▸ **THE TASK**
Quote the whole listing word for word. Do not include the pictures.
────
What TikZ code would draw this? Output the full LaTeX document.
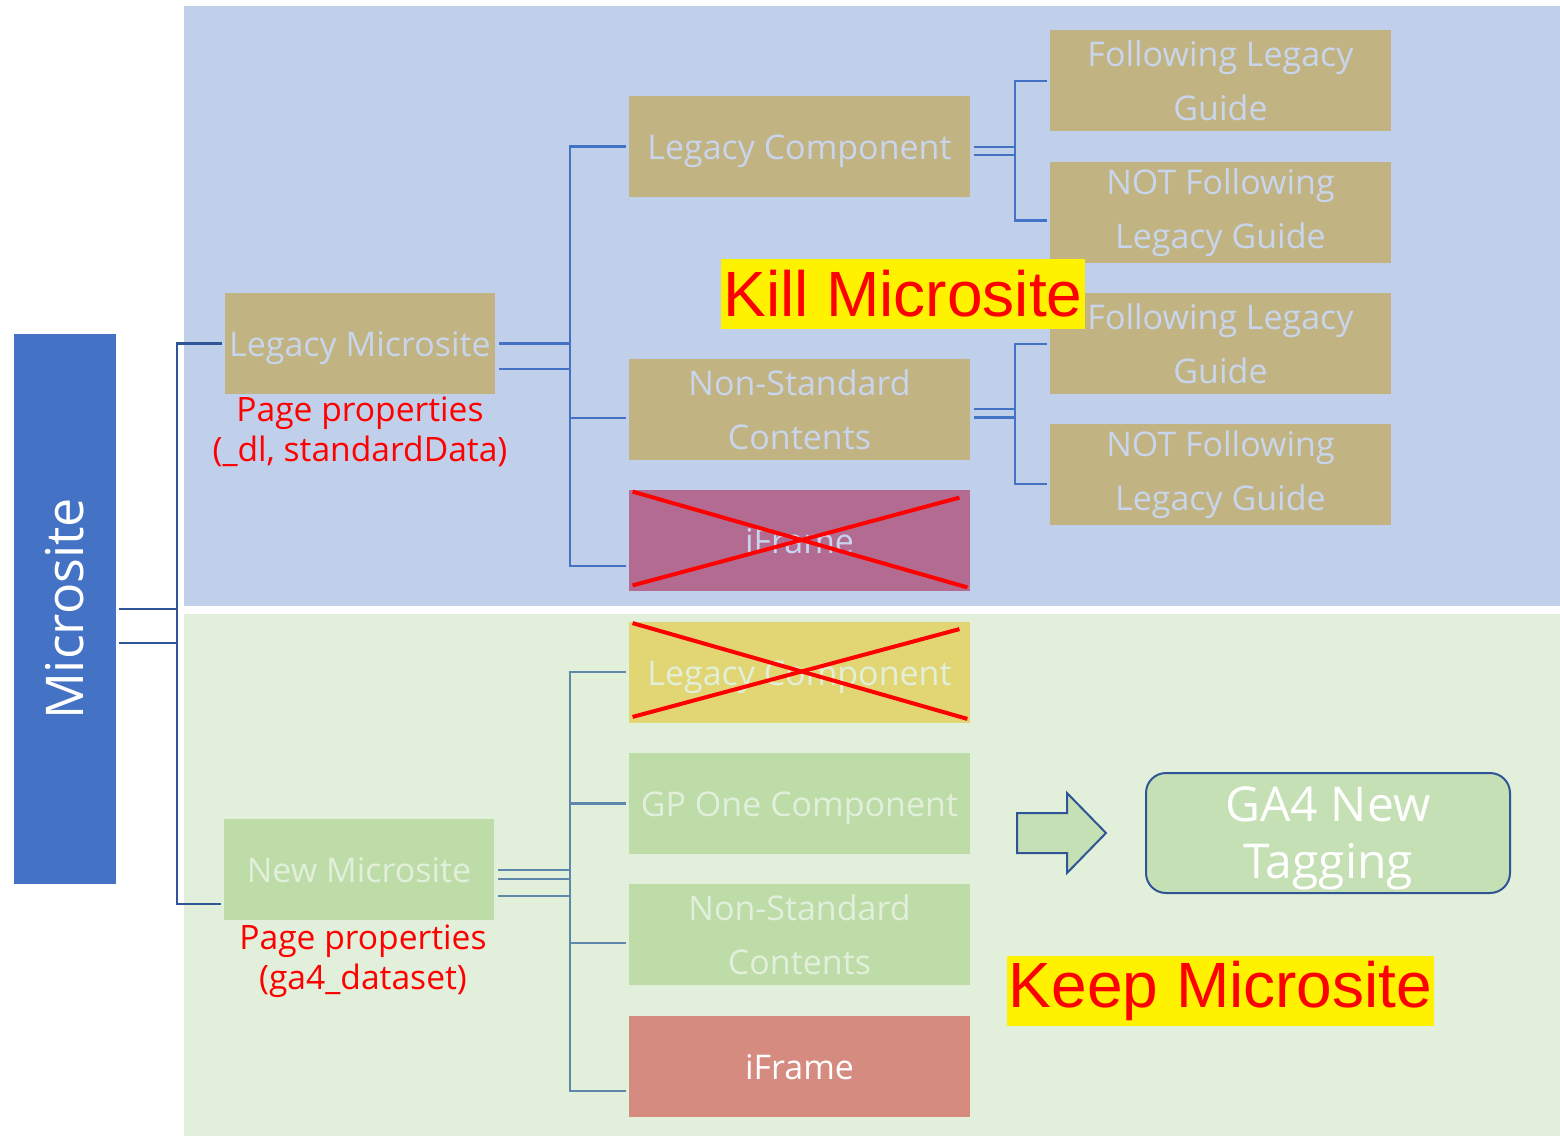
\documentclass[tikz,border=0pt]{standalone}
\usepackage{fontspec}
\setmainfont{Open Sans}
\newfontfamily\bannerfont{Liberation Sans}
\usetikzlibrary{calc}

\definecolor{killbg}{HTML}{C1D0EA}
\definecolor{keepbg}{HTML}{E2EFDA}
\definecolor{tanfill}{HTML}{C2B482}
\definecolor{leaffill}{HTML}{BDDCA7}
\definecolor{oldframe}{HTML}{B46B92}
\definecolor{oldlegacy}{HTML}{E2D574}
\definecolor{newframe}{HTML}{D58B80}
\definecolor{ga4fill}{HTML}{C5E0B4}
\definecolor{rootblue}{HTML}{4472C4}
\definecolor{darkblue}{HTML}{2F5597}
\definecolor{steelline}{HTML}{5E87AB}
\definecolor{paletext}{HTML}{C8D5EC}

\newcommand{\bxfont}{\fontsize{17}{27}\selectfont}

\tikzset{
  box/.style={minimum width=170.5pt, minimum height=50.5pt, inner sep=0pt,
    align=center, font=\bxfont},
  oneline/.style={text height=16pt, text depth=3pt},
  tanbox/.style={box, fill=tanfill, text=paletext},
  greenbox/.style={box, fill=leaffill, text=keepbg},
  root/.style={fill=rootblue, text=white, minimum width=51pt, minimum height=275pt,
    inner sep=0pt, font=\fontsize{26}{30}\selectfont},
  note/.style={text=red, align=center, inner sep=0pt, font=\fontsize{16.8}{20}\selectfont},
  banner/.style={fill=yellow, text=red, inner xsep=1pt, inner ysep=0pt, minimum height=35pt,
    font=\bannerfont\fontsize{32}{36}\selectfont},
  ga4/.style={fill=ga4fill, draw=darkblue, line width=1pt, rounded corners=10pt,
    minimum width=182pt, minimum height=60pt, inner sep=0pt, align=center, text=white,
    font=\fontsize{24}{28.5}\selectfont},
  rootline/.style={darkblue, line width=1.2pt},
  conn/.style={rootblue, line width=1.2pt},
  steel/.style={steelline, line width=1.2pt},
  cross/.style={red, line width=2pt}
}

\begin{document}
\begin{tikzpicture}[x=0.5pt,y=-0.5pt]
\useasboundingbox (0,0) rectangle (1560,1136);

% Backgrounds
\fill[killbg] (184,6) rectangle (1560,606);
\fill[keepbg] (184,614) rectangle (1560,1136);

% Root
\node[root] (ms) at (65,609) {\rotatebox{90}{Microsite}};

% Legacy branch
\node[tanbox, oneline, minimum width=135pt] (lm) at (360,343.5) {Legacy Microsite};
\node[note] (lmp) at (360,432) {Page properties\\(\_dl, standardData)};
\node[tanbox, oneline] (lc1) at (799.5,146.5) {Legacy Component};
\node[tanbox] (ns1) at (799.5,409.5) {Non-Standard\\Contents};
\node[box, oneline, fill=oldframe, text=paletext] (if1) at (799.5,540.5) {iFrame};
\node[tanbox] (fg1) at (1220.5,80.5) {Following Legacy\\Guide};
\node[tanbox] (nf1) at (1220.5,212.5) {NOT Following\\Legacy Guide};
\node[tanbox] (fg2) at (1220.5,343.5) {Following Legacy\\Guide};
\node[tanbox] (nf2) at (1220.5,474.5) {NOT Following\\Legacy Guide};
\node[banner] (kill) at (903,293.5) {Kill Microsite};

% New branch
\node[greenbox, oneline, minimum width=135pt] (nm) at (359,869.5) {New Microsite};
\node[note] (nmp) at (363,961.5) {Page properties\\(ga4\_dataset)};
\node[box, oneline, fill=oldlegacy, text=keepbg] (lc2) at (799.5,672) {Legacy Component};
\node[greenbox, oneline] (gp) at (799.5,803.5) {GP One Component};
\node[greenbox] (ns2) at (799.5,934.5) {Non-Standard\\Contents};
\node[box, oneline, fill=newframe, text=white] (if2) at (799.5,1066) {iFrame};
\node[ga4] (ga4) at (1328,833) {\rule{0pt}{22.5pt}GA4 New\\Tagging};
\node[banner] (keep) at (1220.5,991) {Keep Microsite};

% Root connectors
\coordinate (busR) at (177,0);
\foreach \dy in {0,34}
  \draw[rootline] ($(ms.east)+(3,\dy)$) coordinate (r) -- (busR |- r);
\draw[rootline] ($(lm.west)+(-3,0)$) -| ($(busR |- nm.west)+(0,34.5)$) -- ($(nm.west)+(-3,34.5)$);

% Legacy connectors
\coordinate (busL) at (570,0);
\foreach \dy in {0,25.5}
  \draw[conn] ($(lm.east)+(4,\dy)$) coordinate (l) -- (busL |- l);
\draw[conn] ($(lc1.west)+(-3,0)$) -| ($(busL |- if1.west)+(0,25.5)$) -- ($(if1.west)+(-3,25.5)$);
\draw[conn] ($(ns1.west)+(-3,8.5)$) coordinate (n1) -- (busL |- n1);

\coordinate (busA) at (1015,0);
\foreach \dy in {0.5,8.5}
  \draw[conn] ($(lc1.east)+(4,\dy)$) coordinate (a) -- (busA |- a);
\draw[conn] ($(fg1.west)+(-3,0.5)$) -| ($(busA |- nf1.west)+(0,8)$) -- ($(nf1.west)+(-3,8)$);
\foreach \dy in {-0.5,8}
  \draw[conn] ($(ns1.east)+(4,\dy)$) coordinate (b) -- (busA |- b);
\draw[conn] ($(fg2.west)+(-3,0.5)$) -| ($(busA |- nf2.west)+(0,9.5)$) -- ($(nf2.west)+(-3,9.5)$);

% New connectors
\foreach \dy in {0.5,9.5,26.5}
  \draw[steel] ($(nm.east)+(4,\dy)$) coordinate (m) -- (busL |- m);
\draw[steel] ($(lc2.west)+(-3,0)$) -| ($(busL |- if2.west)+(0,25)$) -- ($(if2.west)+(-3,25)$);
\draw[steel] ($(gp.west)+(-3,0)$) coordinate (g) -- (busL |- g);
\draw[steel] ($(ns2.west)+(-3,8.5)$) coordinate (s) -- (busL |- s);

% Crossed out
\foreach \b in {if1,lc2} {
  \draw[cross] ($(\b.north west)+(4,2)$) -- ($(\b.south east)+(-3,-4)$);
  \draw[cross] ($(\b.south west)+(4,-6)$) -- ($(\b.north east)+(-11,8)$);
}

% Arrow
\draw[fill=ga4fill, draw=darkblue, line width=1pt] (1017,813) -- (1067,813) -- (1067,793)
  -- (1106,833) -- (1067,873) -- (1067,853) -- (1017,853) -- cycle;
\end{tikzpicture}
\end{document}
────
▸ **EXERCISE RESPONSE**
What TikZ code would draw this? Output the full LaTeX document.
\documentclass[tikz,border=0pt]{standalone}
\usepackage{fontspec}
\setmainfont{Open Sans}
\newfontfamily\bannerfont{Liberation Sans}
\usetikzlibrary{calc}

\definecolor{killbg}{HTML}{C1D0EA}
\definecolor{keepbg}{HTML}{E2EFDA}
\definecolor{tanfill}{HTML}{C2B482}
\definecolor{leaffill}{HTML}{BDDCA7}
\definecolor{oldframe}{HTML}{B46B92}
\definecolor{oldlegacy}{HTML}{E2D574}
\definecolor{newframe}{HTML}{D58B80}
\definecolor{ga4fill}{HTML}{C5E0B4}
\definecolor{rootblue}{HTML}{4472C4}
\definecolor{darkblue}{HTML}{2F5597}
\definecolor{steelline}{HTML}{5E87AB}
\definecolor{paletext}{HTML}{C8D5EC}

\newcommand{\bxfont}{\fontsize{17}{27}\selectfont}

\tikzset{
  box/.style={minimum width=170.5pt, minimum height=50.5pt, inner sep=0pt,
    align=center, font=\bxfont},
  oneline/.style={text height=16pt, text depth=3pt},
  tanbox/.style={box, fill=tanfill, text=paletext},
  greenbox/.style={box, fill=leaffill, text=keepbg},
  root/.style={fill=rootblue, text=white, minimum width=51pt, minimum height=275pt,
    inner sep=0pt, font=\fontsize{26}{30}\selectfont},
  note/.style={text=red, align=center, inner sep=0pt, font=\fontsize{16.8}{20}\selectfont},
  banner/.style={fill=yellow, text=red, inner xsep=1pt, inner ysep=0pt, minimum height=35pt,
    font=\bannerfont\fontsize{32}{36}\selectfont},
  ga4/.style={fill=ga4fill, draw=darkblue, line width=1pt, rounded corners=10pt,
    minimum width=182pt, minimum height=60pt, inner sep=0pt, align=center, text=white,
    font=\fontsize{24}{28.5}\selectfont},
  rootline/.style={darkblue, line width=1.2pt},
  conn/.style={rootblue, line width=1.2pt},
  steel/.style={steelline, line width=1.2pt},
  cross/.style={red, line width=2pt}
}

\begin{document}
\begin{tikzpicture}[x=0.5pt,y=-0.5pt]
\useasboundingbox (0,0) rectangle (1560,1136);

% Backgrounds
\fill[killbg] (184,6) rectangle (1560,606);
\fill[keepbg] (184,614) rectangle (1560,1136);

% Root
\node[root] (ms) at (65,609) {\rotatebox{90}{Microsite}};

% Legacy branch
\node[tanbox, oneline, minimum width=135pt] (lm) at (360,343.5) {Legacy Microsite};
\node[note] (lmp) at (360,432) {Page properties\\(\_dl, standardData)};
\node[tanbox, oneline] (lc1) at (799.5,146.5) {Legacy Component};
\node[tanbox] (ns1) at (799.5,409.5) {Non-Standard\\Contents};
\node[box, oneline, fill=oldframe, text=paletext] (if1) at (799.5,540.5) {iFrame};
\node[tanbox] (fg1) at (1220.5,80.5) {Following Legacy\\Guide};
\node[tanbox] (nf1) at (1220.5,212.5) {NOT Following\\Legacy Guide};
\node[tanbox] (fg2) at (1220.5,343.5) {Following Legacy\\Guide};
\node[tanbox] (nf2) at (1220.5,474.5) {NOT Following\\Legacy Guide};
\node[banner] (kill) at (903,293.5) {Kill Microsite};

% New branch
\node[greenbox, oneline, minimum width=135pt] (nm) at (359,869.5) {New Microsite};
\node[note] (nmp) at (363,961.5) {Page properties\\(ga4\_dataset)};
\node[box, oneline, fill=oldlegacy, text=keepbg] (lc2) at (799.5,672) {Legacy Component};
\node[greenbox, oneline] (gp) at (799.5,803.5) {GP One Component};
\node[greenbox] (ns2) at (799.5,934.5) {Non-Standard\\Contents};
\node[box, oneline, fill=newframe, text=white] (if2) at (799.5,1066) {iFrame};
\node[ga4] (ga4) at (1328,833) {\rule{0pt}{22.5pt}GA4 New\\Tagging};
\node[banner] (keep) at (1220.5,991) {Keep Microsite};

% Root connectors
\coordinate (busR) at (177,0);
\foreach \dy in {0,34}
  \draw[rootline] ($(ms.east)+(3,\dy)$) coordinate (r) -- (busR |- r);
\draw[rootline] ($(lm.west)+(-3,0)$) -| ($(busR |- nm.west)+(0,34.5)$) -- ($(nm.west)+(-3,34.5)$);

% Legacy connectors
\coordinate (busL) at (570,0);
\foreach \dy in {0,25.5}
  \draw[conn] ($(lm.east)+(4,\dy)$) coordinate (l) -- (busL |- l);
\draw[conn] ($(lc1.west)+(-3,0)$) -| ($(busL |- if1.west)+(0,25.5)$) -- ($(if1.west)+(-3,25.5)$);
\draw[conn] ($(ns1.west)+(-3,8.5)$) coordinate (n1) -- (busL |- n1);

\coordinate (busA) at (1015,0);
\foreach \dy in {0.5,8.5}
  \draw[conn] ($(lc1.east)+(4,\dy)$) coordinate (a) -- (busA |- a);
\draw[conn] ($(fg1.west)+(-3,0.5)$) -| ($(busA |- nf1.west)+(0,8)$) -- ($(nf1.west)+(-3,8)$);
\foreach \dy in {-0.5,8}
  \draw[conn] ($(ns1.east)+(4,\dy)$) coordinate (b) -- (busA |- b);
\draw[conn] ($(fg2.west)+(-3,0.5)$) -| ($(busA |- nf2.west)+(0,9.5)$) -- ($(nf2.west)+(-3,9.5)$);

% New connectors
\foreach \dy in {0.5,9.5,26.5}
  \draw[steel] ($(nm.east)+(4,\dy)$) coordinate (m) -- (busL |- m);
\draw[steel] ($(lc2.west)+(-3,0)$) -| ($(busL |- if2.west)+(0,25)$) -- ($(if2.west)+(-3,25)$);
\draw[steel] ($(gp.west)+(-3,0)$) coordinate (g) -- (busL |- g);
\draw[steel] ($(ns2.west)+(-3,8.5)$) coordinate (s) -- (busL |- s);

% Crossed out
\foreach \b in {if1,lc2} {
  \draw[cross] ($(\b.north west)+(4,2)$) -- ($(\b.south east)+(-3,-4)$);
  \draw[cross] ($(\b.south west)+(4,-6)$) -- ($(\b.north east)+(-11,8)$);
}

% Arrow
\draw[fill=ga4fill, draw=darkblue, line width=1pt] (1017,813) -- (1067,813) -- (1067,793)
  -- (1106,833) -- (1067,873) -- (1067,853) -- (1017,853) -- cycle;
\end{tikzpicture}
\end{document}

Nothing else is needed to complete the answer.